A este respeito, Dom Shaw Shaw recorda que “tanto nas primeiras horas após os acontecimentos como numa reunião de 25 de agosto, o senador Siraj-ul-Haq, expressando toda a sua amargura, sublinhou que atear fogo a igrejas e casas em resposta a um caso de suposta blasfêmia é contra os ensinamentos do Islã.
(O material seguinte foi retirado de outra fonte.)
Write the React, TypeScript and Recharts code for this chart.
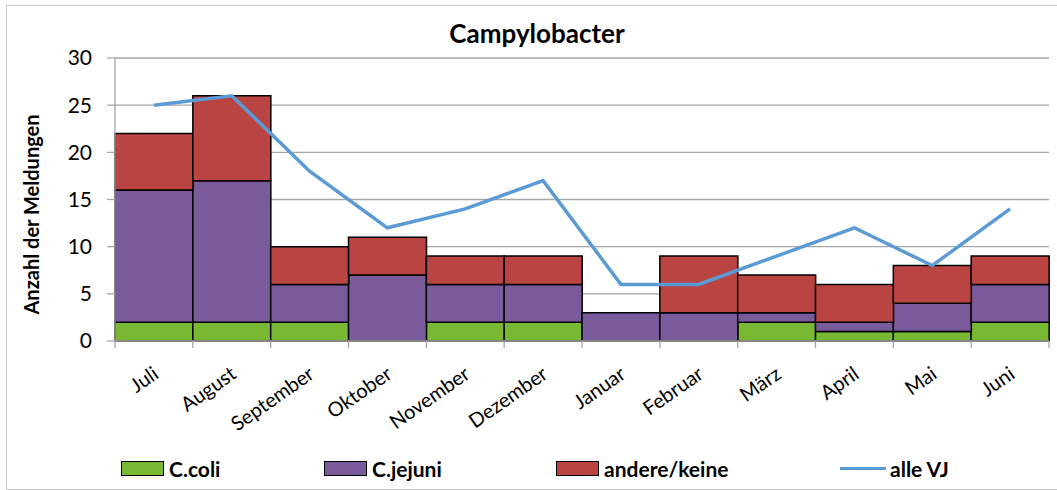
import React from 'react';
import {
  ComposedChart,
  Bar,
  Line,
  XAxis,
  YAxis,
  CartesianGrid
} from 'recharts';

const months = ['Juli', 'August', 'September', 'Oktober', 'November', 'Dezember', 'Januar', 'Februar', 'März', 'April', 'Mai', 'Juni'];
const coli = [2, 2, 2, 0, 2, 2, 0, 0, 2, 1, 1, 2];
const jejuni = [14, 15, 4, 7, 4, 4, 3, 3, 1, 1, 3, 4];
const andere = [6, 9, 4, 4, 3, 3, 0, 6, 4, 4, 4, 3];
const alleVJ = [25, 26, 18, 12, 14, 17, 6, 6, 9, 12, 8, 14];
const yTicks = [0, 5, 10, 15, 20, 25, 30];

const COLORS = {
  coli: '#78B832',
  jejuni: '#795A9B',
  andere: '#B94442',
  line: '#5B9BD5',
  grid: '#A6A6A6'
};

const FONT = 'Lato, "Open Sans", sans-serif';

const data = months.map((m, i) => ({
  month: m,
  coli: coli[i],
  jejuni: jejuni[i],
  andere: andere[i],
  alle: alleVJ[i]
}));

const legendItems = [
  { label: 'C.coli', color: COLORS.coli, left: 121, kind: 'box' },
  { label: 'C.jejuni', color: COLORS.jejuni, left: 324, kind: 'box' },
  { label: 'andere/keine', color: COLORS.andere, left: 556, kind: 'box' },
  { label: 'alle VJ', color: COLORS.line, left: 840, kind: 'line' }
];

// month labels rotated like the excel original, tick marks sit between categories
const MonthTick = (props: any) => {
  const { x, y, payload, width, visibleTicksCount, index } = props;
  const half = (width / visibleTicksCount) / 2;
  const tx = x + 6;
  const ty = y + 36;
  return (
    <g>
      <line x1={x - half} x2={x - half} y1={y} y2={y + 7} stroke={COLORS.grid} strokeWidth={1.3} />
      {index === visibleTicksCount - 1 && (
        <line x1={x + half} x2={x + half} y1={y} y2={y + 7} stroke={COLORS.grid} strokeWidth={1.3} />
      )}
      <text
        x={tx}
        y={ty}
        transform={`rotate(-35, ${tx}, ${ty})`}
        textAnchor="end"
        fill="#000"
        fontSize={20}
        fontFamily={FONT}
      >
        {payload.value}
      </text>
    </g>
  );
};

const YTitle = (props: any) => {
  const { viewBox } = props;
  const cx = viewBox.x + 31;
  const cy = viewBox.y + viewBox.height / 2 + 15;
  return (
    <text
      x={cx}
      y={cy}
      transform={`rotate(-90, ${cx}, ${cy})`}
      textAnchor="middle"
      dominantBaseline="central"
      fontFamily={FONT}
      fontWeight={700}
      fontSize={20}
      fill="#000"
    >
      Anzahl der Meldungen
    </text>
  );
};

export default function App() {
  return (
    <div style={{ position: 'fixed', left: 0, top: 0, width: 1057, height: 490, background: '#fff' }}>
      <div
        style={{
          position: 'absolute',
          left: 6,
          top: 5,
          width: 1060,
          height: 483,
          border: '1.5px solid #C8C8C8'
        }}
      />
      <div
        style={{
          position: 'absolute',
          left: 0,
          width: 1074,
          top: 17,
          textAlign: 'center',
          fontFamily: FONT,
          fontWeight: 700,
          fontSize: 26,
          color: '#000'
        }}
      >
        Campylobacter
      </div>
      <ComposedChart
        width={1057}
        height={490}
        data={data}
        margin={{ top: 58, right: 8, left: 0, bottom: 79 }}
        barCategoryGap={0}
        style={{ position: 'absolute', left: 0, top: 0 }}
      >
        <CartesianGrid vertical={false} stroke={COLORS.grid} strokeWidth={1.3} />
        <XAxis
          dataKey="month"
          height={70}
          interval={0}
          tickLine={false}
          tickSize={0}
          tickMargin={0}
          axisLine={{ stroke: COLORS.grid, strokeWidth: 1.3 }}
          tick={<MonthTick />}
        />
        <YAxis
          domain={[0, 30]}
          ticks={yTicks}
          width={115}
          tickSize={8}
          tickMargin={15}
          axisLine={{ stroke: COLORS.grid, strokeWidth: 1.3 }}
          tickLine={{ stroke: COLORS.grid, strokeWidth: 1.3 }}
          tick={{ fill: '#000', fontSize: 21, fontFamily: FONT }}
          label={<YTitle />}
        />
        <Bar dataKey="coli" stackId="a" fill={COLORS.coli} stroke="#000" strokeWidth={1.5} isAnimationActive={false} />
        <Bar dataKey="jejuni" stackId="a" fill={COLORS.jejuni} stroke="#000" strokeWidth={1.5} isAnimationActive={false} />
        <Bar dataKey="andere" stackId="a" fill={COLORS.andere} stroke="#000" strokeWidth={1.5} isAnimationActive={false} />
        <Line
          type="linear"
          dataKey="alle"
          stroke={COLORS.line}
          strokeWidth={3.5}
          dot={false}
          isAnimationActive={false}
        />
      </ComposedChart>
      {legendItems.map((item) => (
        <div
          key={item.label}
          style={{
            position: 'absolute',
            left: item.left,
            top: 453,
            height: 30,
            display: 'flex',
            alignItems: 'center',
            fontFamily: FONT,
            fontWeight: 700,
            fontSize: 21,
            color: '#000'
          }}
        >
          {item.kind === 'box' ? (
            <span
              style={{
                display: 'inline-block',
                width: 41,
                height: 13,
                background: item.color,
                border: '1.5px solid #000',
                marginRight: 5
              }}
            />
          ) : (
            <span
              style={{
                display: 'inline-block',
                width: 46,
                height: 3,
                background: item.color,
                marginRight: 4
              }}
            />
          )}
          {item.label}
        </div>
      ))}
    </div>
  );
}
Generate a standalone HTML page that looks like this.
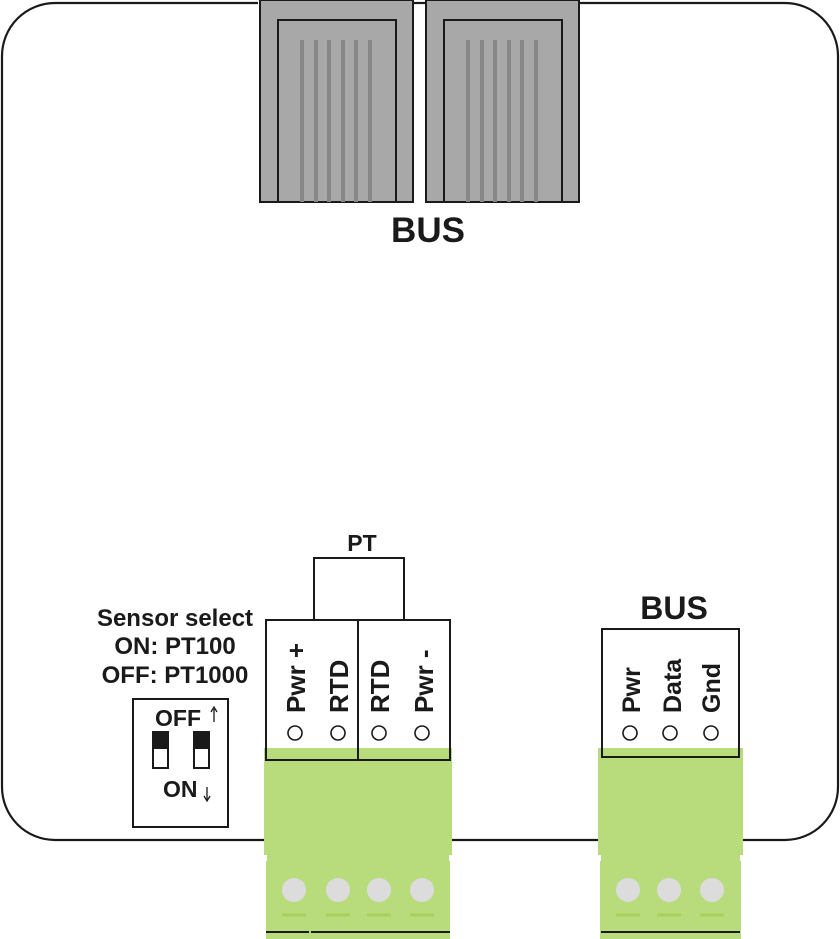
<!DOCTYPE html>
<html><head><style>html,body{margin:0;padding:0;background:#fff}svg{display:block}text{font-family:"Liberation Sans",Arial,sans-serif;font-weight:bold;fill:#1a1a1a}</style></head>
<body>
<svg width="840" height="939" viewBox="0 0 840 939" xmlns="http://www.w3.org/2000/svg">
<path d="M258,3 H55 A53,53 0 0 0 2,56 V787 A53,53 0 0 0 55,840 H264 M452,840 H598 M743,840 H785 A53,53 0 0 0 838,787 V56 A53,53 0 0 0 785,3 H580" fill="none" stroke="#1a1a1a" stroke-width="2.2"/>
<path d="M414,3 H425" stroke="#1a1a1a" stroke-width="2.2"/>
<g stroke="#1a1a1a" stroke-width="2">
<rect x="260" y="0" width="153" height="202" fill="#a8a8a8"/>
<rect x="278" y="20" width="118" height="182" fill="#a8a8a8"/>
<rect x="426" y="0" width="153" height="202" fill="#a8a8a8"/>
<rect x="444" y="20" width="118" height="182" fill="#a8a8a8"/>
</g>
<g stroke="#878787" stroke-width="4">
<path d="M302,40V202M316,40V202M329,40V202M343,40V202M356,40V202M370,40V202"/>
<path d="M468,40V202M482,40V202M495,40V202M509,40V202M522,40V202M536,40V202"/>
</g>
<text x="428" y="242" font-size="35" text-anchor="middle">BUS</text>
<text x="362" y="551" font-size="23" text-anchor="middle">PT</text>
<rect x="314" y="558" width="90" height="62" fill="none" stroke="#1a1a1a" stroke-width="2"/>
<rect x="264" y="748" width="188" height="107" fill="#b8dc7c"/>
<rect x="266" y="861" width="184" height="78" fill="#b8dc7c"/>
<rect x="267" y="855" width="182" height="8" fill="#b8dc7c"/>
<rect x="266" y="620" width="92" height="128" fill="#fff"/>
<rect x="358" y="620" width="92" height="128" fill="#fff"/>
<rect x="266" y="620" width="92" height="140" fill="none" stroke="#1a1a1a" stroke-width="2"/>
<rect x="358" y="620" width="92" height="140" fill="none" stroke="#1a1a1a" stroke-width="2"/>
<g fill="#dcdcdc"><circle cx="294" cy="890" r="12"/><circle cx="338" cy="890" r="12"/><circle cx="379" cy="890" r="12"/><circle cx="422" cy="890" r="12"/></g>
<g stroke="#a8d05c" stroke-width="3"><path d="M282,915H306M326,915H350M367,915H391M410,915H434"/></g>
<path d="M266,932H309M311,932H450" stroke="#1a1a1a" stroke-width="2"/>
<g fill="none" stroke="#1a1a1a" stroke-width="1.6"><circle cx="295" cy="733" r="7"/><circle cx="338" cy="733" r="7"/><circle cx="379" cy="733" r="7"/><circle cx="422" cy="733" r="7"/></g>
<g font-size="26">
<text transform="translate(305,713) rotate(-90)">Pwr +</text>
<text transform="translate(348,713) rotate(-90)">RTD</text>
<text transform="translate(389,713) rotate(-90)">RTD</text>
<text transform="translate(433,713) rotate(-90)">Pwr -</text>
</g>
<g font-size="24" text-anchor="middle">
<text x="175" y="626">Sensor select</text>
<text x="175" y="654">ON: PT100</text>
<text x="175" y="683">OFF: PT1000</text>
</g>
<rect x="133" y="699" width="95" height="128" fill="#fff" stroke="#1a1a1a" stroke-width="2"/>
<text x="155" y="726" font-size="23">OFF</text>
<text x="163" y="797" font-size="23">ON</text>
<path d="M214,722V709M211,712L214,707L217,712" stroke="#1a1a1a" stroke-width="1.3" fill="none"/>
<path d="M207,787V800M204,796L207,801L210,796" stroke="#1a1a1a" stroke-width="1.3" fill="none"/>
<rect x="153" y="732" width="15" height="36" fill="#fff" stroke="#1a1a1a" stroke-width="2"/>
<rect x="153" y="732" width="15" height="17" fill="#1a1a1a"/>
<rect x="194" y="732" width="15" height="36" fill="#fff" stroke="#1a1a1a" stroke-width="2"/>
<rect x="194" y="732" width="15" height="17" fill="#1a1a1a"/>
<text x="674" y="619" font-size="32" text-anchor="middle">BUS</text>
<rect x="598" y="748" width="145" height="107" fill="#b8dc7c"/>
<rect x="600" y="861" width="141" height="78" fill="#b8dc7c"/>
<rect x="601" y="855" width="139" height="8" fill="#b8dc7c"/>
<rect x="602" y="629" width="137" height="119" fill="#fff"/>
<rect x="602" y="629" width="137" height="128" fill="none" stroke="#1a1a1a" stroke-width="2"/>
<g fill="#dcdcdc"><circle cx="628" cy="890" r="12"/><circle cx="669" cy="890" r="12"/><circle cx="712" cy="890" r="12"/></g>
<g stroke="#a8d05c" stroke-width="3"><path d="M616,915H640M657,915H681M700,915H724"/></g>
<path d="M601,932H740" stroke="#1a1a1a" stroke-width="2"/>
<g fill="none" stroke="#1a1a1a" stroke-width="1.6"><circle cx="630" cy="733" r="7"/><circle cx="670" cy="733" r="7"/><circle cx="711" cy="733" r="7"/></g>
<g font-size="25">
<text transform="translate(640,713) rotate(-90)">Pwr</text>
<text transform="translate(681,713) rotate(-90)">Data</text>
<text transform="translate(720,713) rotate(-90)">Gnd</text>
</g>
</svg>
</body></html>
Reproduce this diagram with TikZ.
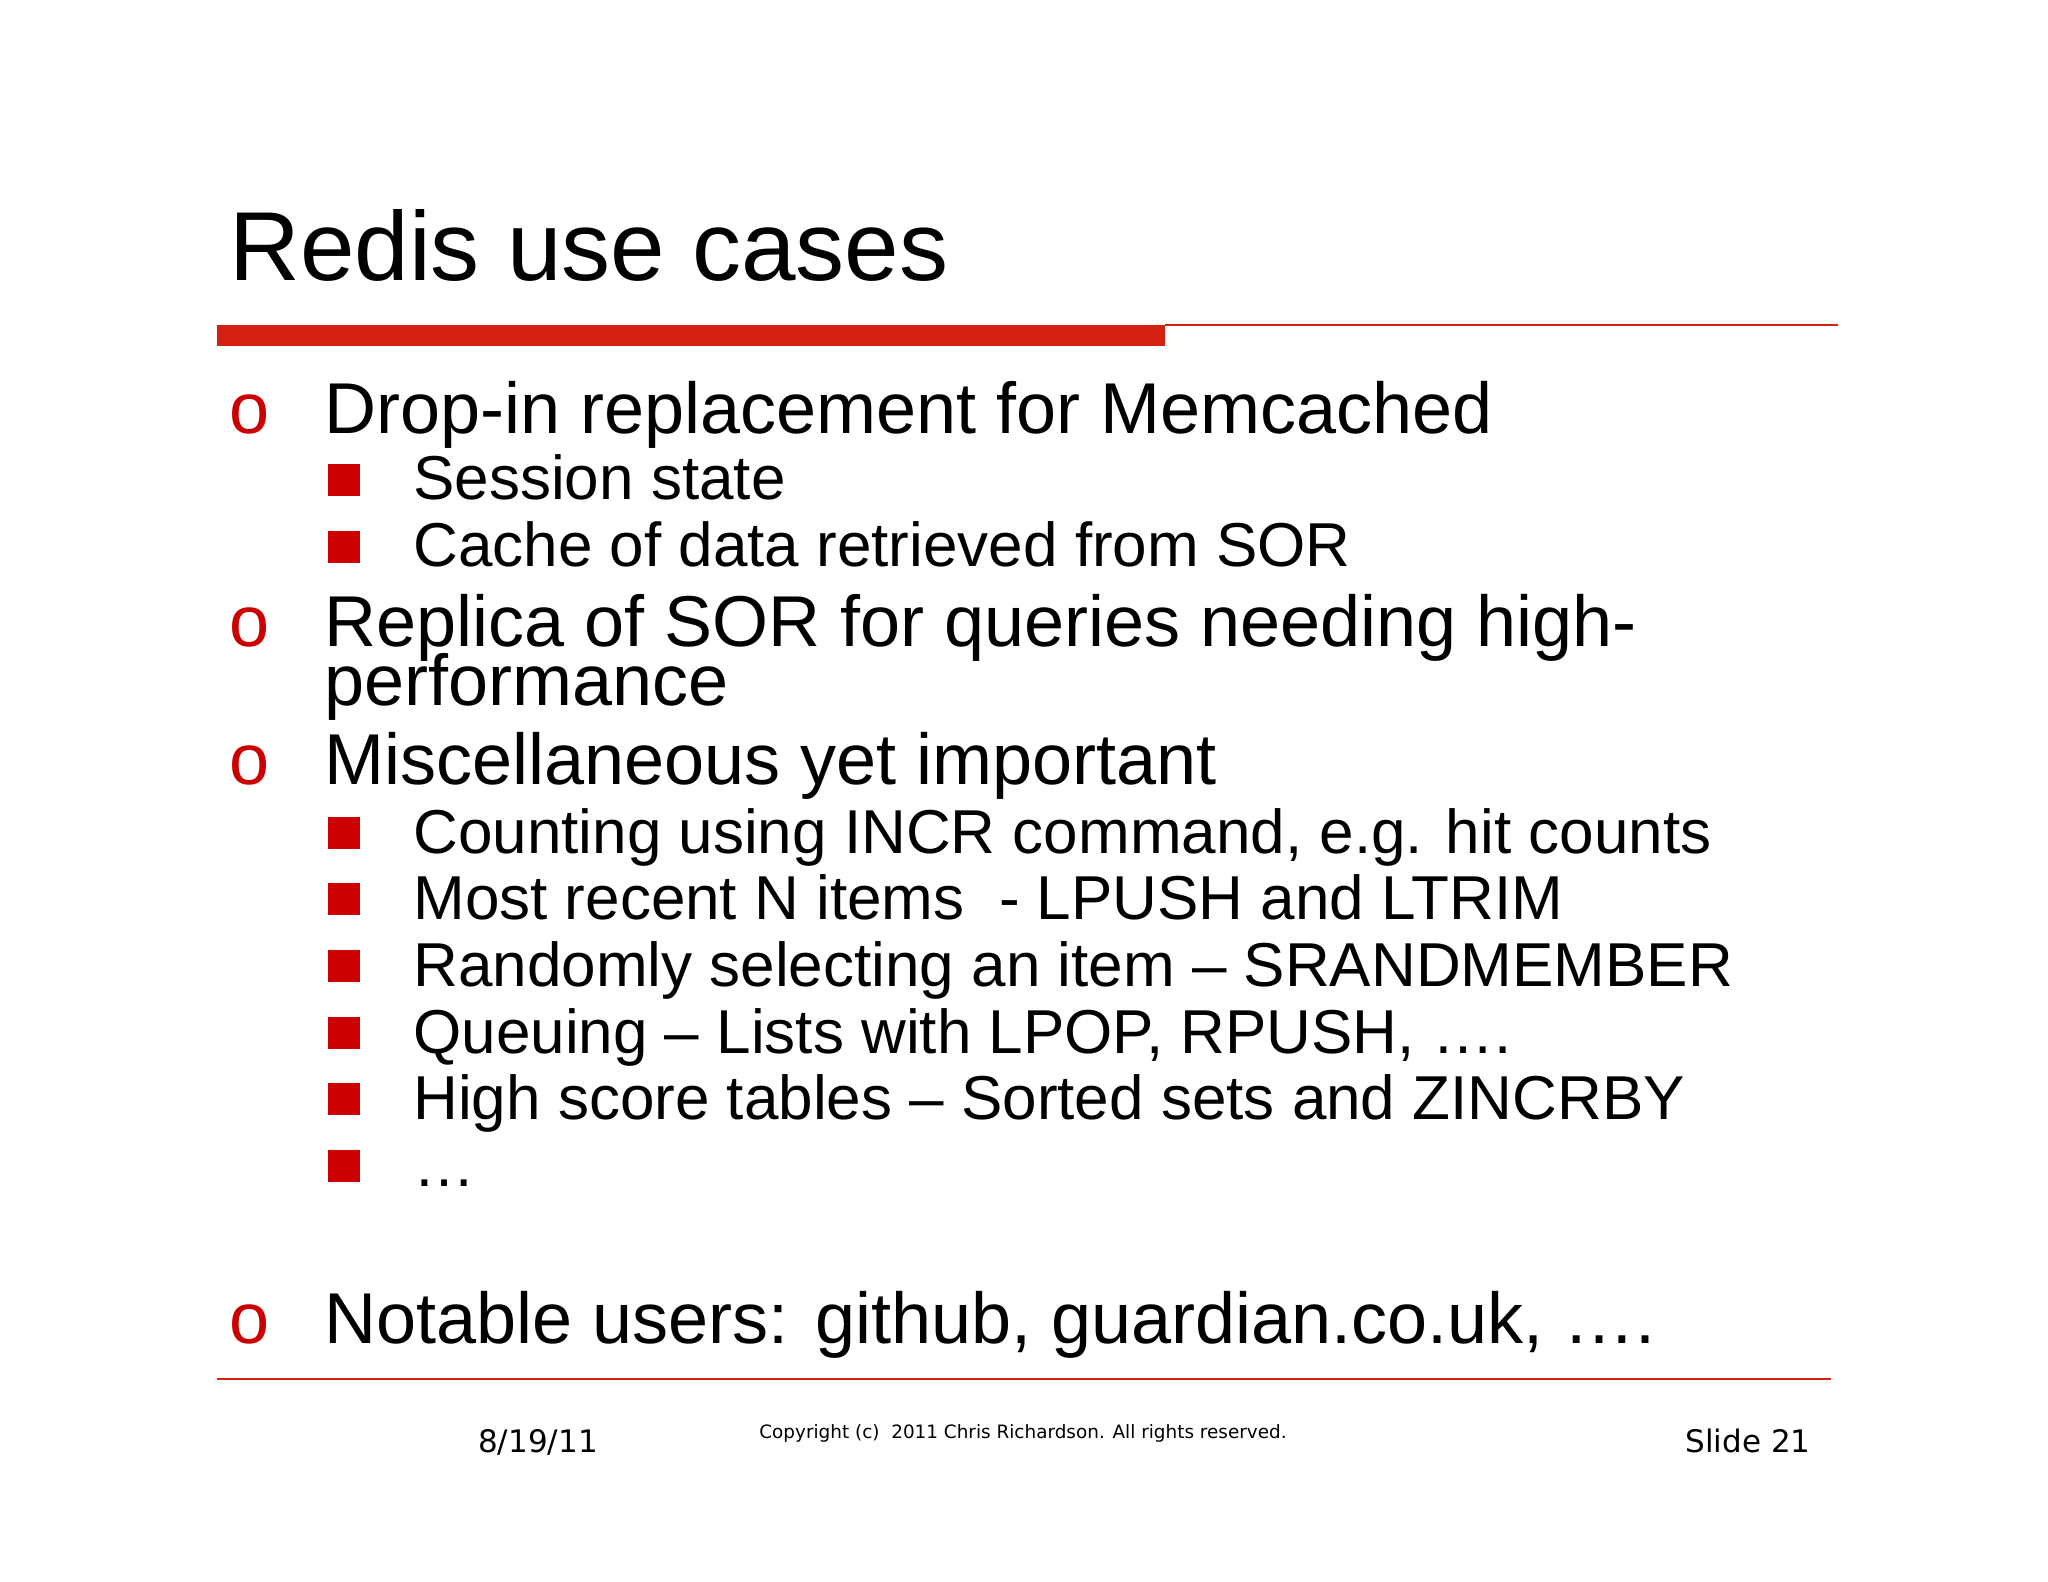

Ele observou que o seu partido JI acredita nos princípios do respeito pela humanidade, tolerância e coexistência pacífica, e apela a que os autores da violência sejam punidos de acordo com a lei”.
“Caravana da paz”
O partido islâmico JI anunciou que em setembro irá convocar uma convenção nacional, incluindo as minorias religiosas do Paquistão, para levar a cabo a iniciativa “Caravana da Paz”, sublinhando que “o Paquistão pertence a todos os seus cidadãos, que viverão juntos e protegerão a vida e a propriedade um do outro. Queremos transmitir a mensagem de que o Paquistão é o lar de todas as religiões e que o seu futuro próspero depende da paz. Quem destrói a paz do país é inimigo da nação”, disse Siraj-ul-Haq. O líder também promoveu, a nível político, a criação de uma Comissão Nacional dedicada aos assuntos das minorias, com o objetivo de salvaguardar os direitos dos grupos hindus, cristãos, sikhs e outros grupos religiosos.
Cristãos e muçulmanos devem permanecer unidos
O arcebispo de Lahore assim conclui: “Esta renovada atitude de proximidade e solidariedade não é casual, mas é o resultado de um longo e paciente compromisso no campo do diálogo inter-religioso, que realizamos há pelo menos 15 anos. Dissemos aos líderes muçulmanos que é essencial continuar neste caminho. Dizemos-lhes frequentemente que os cristãos no Paquistão, uma pequena comunidade, respeitam o Islã e todos os símbolos religiosos e não têm motivos para ofender o Islão, o Profeta ou o Alcorão. Eles admitiram que as alegações de blasfêmia estão sendo fabricadas por diferentes razões, por disputas pessoais. Cristãos e muçulmanos no Paquistão devem permanecer unidos no enfrentamento destes desafios e destas questões. O diálogo e a unidade são as formas de trazer melhorias efetivas nesta situação, para evitar graves episódios de violência se repitam, para proporcionar benefícios reais de convivência em toda a sociedade”.